Results: I first performed an ordinal logistic regression test involving the PRE, DIF, and INTERACTION. The Person Goodness-of-Fit test (p = .318) seemed to suggest that the full model did in fact fit the data. Upon closer review, none of the effects seemed to be significant based on a 95% confidence interval: DIF (p=.110), PRE (p=.078), and INTERACTION (.103).
I decided to drop INTERACTION and perform another ordinal regression using only PRE and DIF. Also INTERACTION had a lower p-value than DIF, I felt that for the purpose of this study, DIF would be easier to interpret. Again, the Pearson Goodness-of-Fit test (p = .490) suggested that the model did fit the data. Also, the Log-Likelihood test (2.80 < 3.84) allowed me to use the reduced model. Unfortunately, the reduced model only using DIF (p = .696) and PRE (p = .141) both indicated that neither indicator was significant in determining post-season success.
I decided to drop the DIF variable because of its very large p-value and see if there was any significance just using just PRE. Again, this reduced model passed the Pearson Goodness-of-Fit test (p=.119) and the Log-Likelihood test (2.95 < 5.99). This time, the main effect PRE was significant (p = .041) at with 95% confidence. It had an odds-ration of 0.00028 and a coefficient of -8.169.
After determining the relationship between pre-September winning percentage and post-season success, the next logical step would be to look at overall winning percentage and post-season success. I performed an ordinal logistic regression model using just OVERALL, which is the winning percentage of overall winning percentage of all the playoff teams and post-season success. I found out that overall winning percentage (p = 0.098) was actually insignificant using a 95% confidence interval.
Discussion: Despite pre-September winning percentage having significance with a 95% confidence interval, the overall winning percentage suggested otherwise. This is only a 95% confidence interval, which means there is some error. Both the p-values for PRE and OVERALL were extremely close to 5%, so it is a matter of what one feels comfortable at being confident. Both are not overwhelmingly confident, but both are not so large that they should be ignored. If one really wants to be correct, ignore these factors when the playoffs come around. If one wants to see a very loose general trend, using the coefficients for OVERALL (-7.975) or PRE would not be a bad determinate.
The biggest limitation in this study was independence. Unfortunately when you look at team winning percentages, each team is related to another because the winning percentage is based on how one team performs against another team. Also, with playoffs, each team has to face each other, which was a problem I knew going into the study. The large N size of 112 teams did a good job reducing the dependence for this factor, but it is impossible for complete independence. If I were to perform this study again, I would look at American League and National League performance separately and see if there was some sort of relationship between each league’s results.

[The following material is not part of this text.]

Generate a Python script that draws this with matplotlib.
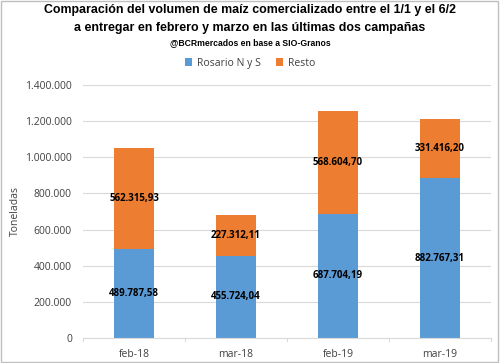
import matplotlib.pyplot as plt
import numpy as np
from matplotlib.patches import Rectangle

categorias = ['feb-18', 'mar-18', 'feb-19', 'mar-19']
rosario = [489787.58, 455724.04, 687704.19, 882767.31]
resto = [562315.93, 227312.11, 568604.70, 331416.20]
yticks = [0, 200000, 400000, 600000, 800000, 1000000, 1200000, 1400000]

azul = '#5B9BD5'
naranja = '#ED7D31'


def fmt_miles(v, dec=0):
    s = f'{v:,.{dec}f}'
    return s.replace(',', 'X').replace('.', ',').replace('X', '.')


plt.rcParams['font.family'] = ['Open Sans', 'DejaVu Sans']
titulo_font = ['Liberation Sans Narrow', 'Liberation Sans', 'DejaVu Sans']

fig = plt.figure(figsize=(5, 3.63), dpi=100)
ax = fig.add_axes([0.166, 0.069, 0.816, 0.697])

x = np.arange(len(categorias))
w = 0.39
b1 = ax.bar(x, rosario, w, color=azul, label='Rosario N y S', zorder=2)
b2 = ax.bar(x, resto, w, bottom=rosario, color=naranja, label='Resto', zorder=2)

for i in range(len(categorias)):
    ax.text(x[i], rosario[i] / 2, fmt_miles(rosario[i], 2), ha='center', va='center',
            fontsize=7, fontweight='bold', color='black', zorder=3)
    ax.text(x[i], rosario[i] + resto[i] / 2, fmt_miles(resto[i], 2), ha='center', va='center',
            fontsize=7, fontweight='bold', color='black', zorder=3)

ax.set_xlim(-0.5, len(categorias) - 0.5)
ax.set_ylim(0, 1400000)
ax.set_yticks(yticks)
ax.set_yticklabels([fmt_miles(v) for v in yticks], fontsize=7.5, color='#404040')
ax.set_xticks(x)
ax.set_xticklabels(categorias, fontsize=7.5, color='#404040')
ax.yaxis.grid(True, color='#D9D9D9', linewidth=0.8, zorder=0)
for s in ['top', 'right', 'left']:
    ax.spines[s].set_visible(False)
ax.spines['bottom'].set_color('#D9D9D9')
ax.tick_params(axis='y', length=0, pad=8)
ax.tick_params(axis='x', length=0, pad=8)
# small separators between categories on the x axis
for xs in np.arange(-0.5, len(categorias)):
    ax.plot([xs, xs], [0, -15000], color='#D9D9D9', lw=0.8, clip_on=False)
ax.set_ylabel('Toneladas', fontsize=7.5, color='#404040', labelpad=3)

fig.text(0.5, 0.972, 'Comparación del volumen de maíz comercializado entre el 1/1 y el 6/2',
         ha='center', va='center', fontsize=8.9, fontweight='bold', family=titulo_font)
fig.text(0.5, 0.922, 'a entregar en febrero y marzo en las últimas dos campañas',
         ha='center', va='center', fontsize=8.9, fontweight='bold', family=titulo_font)
fig.text(0.5, 0.882, '@BCRmercados en base a SIO-Granos',
         ha='center', va='center', fontsize=6.2, fontweight='bold', family=titulo_font)

fig.legend(handles=[b1, b2], loc='center', bbox_to_anchor=(0.5, 0.826), ncol=2,
           frameon=False, fontsize=7.5, handlelength=0.7, handleheight=0.7,
           columnspacing=1.5, handletextpad=0.4, labelcolor='#404040')

fig.patches.append(Rectangle((0.002, 0.003), 0.994, 0.994, transform=fig.transFigure,
                             fill=False, edgecolor='#BFBFBF', lw=1))

fig.savefig('out.png', dpi=100)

Conclusion: Based on my results, it would appear that a hot September does not have an effect on playoff success. Based on my some research and my own empirical observations, once a team makes it to the playoffs, the results are random. All teams that make it to the playoffs have to be talented, and winning a short series involves a lot of luck that would otherwise be minimalized if each team played a whole season of 162 games against each other.
Personal Opinion: Although there are a lot of flaws to my little study, it did exemplify some of my own personal beliefs on the subject of momentum in baseball. Baseball is a game of 25 players each doing one’s own part. Players do go on hot streaks and others go on cold streaks. I would agree with Jay that there is individual momentum. One play could get an individual into a groove and one play could ruin one’s game for awhile.
As for team momentum though, I am a non-believer. In my opinion, everyone’s individual momentum balances out to the basics of whether a team is talented or not. Although there might be some positive and negative momentum based on individuals, the sum is so minimal that is has very little impact on a team.
So the debate has raged to an intense level among WVBR sportscasters debating the question of whether momentum exists in baseball. I decided to take a statistical approach to find a solution to the answer. Based on tools and time, my study is not perfect (I will point that out right away), but it is very thorough and reproducible (if someone wants the data, let me know).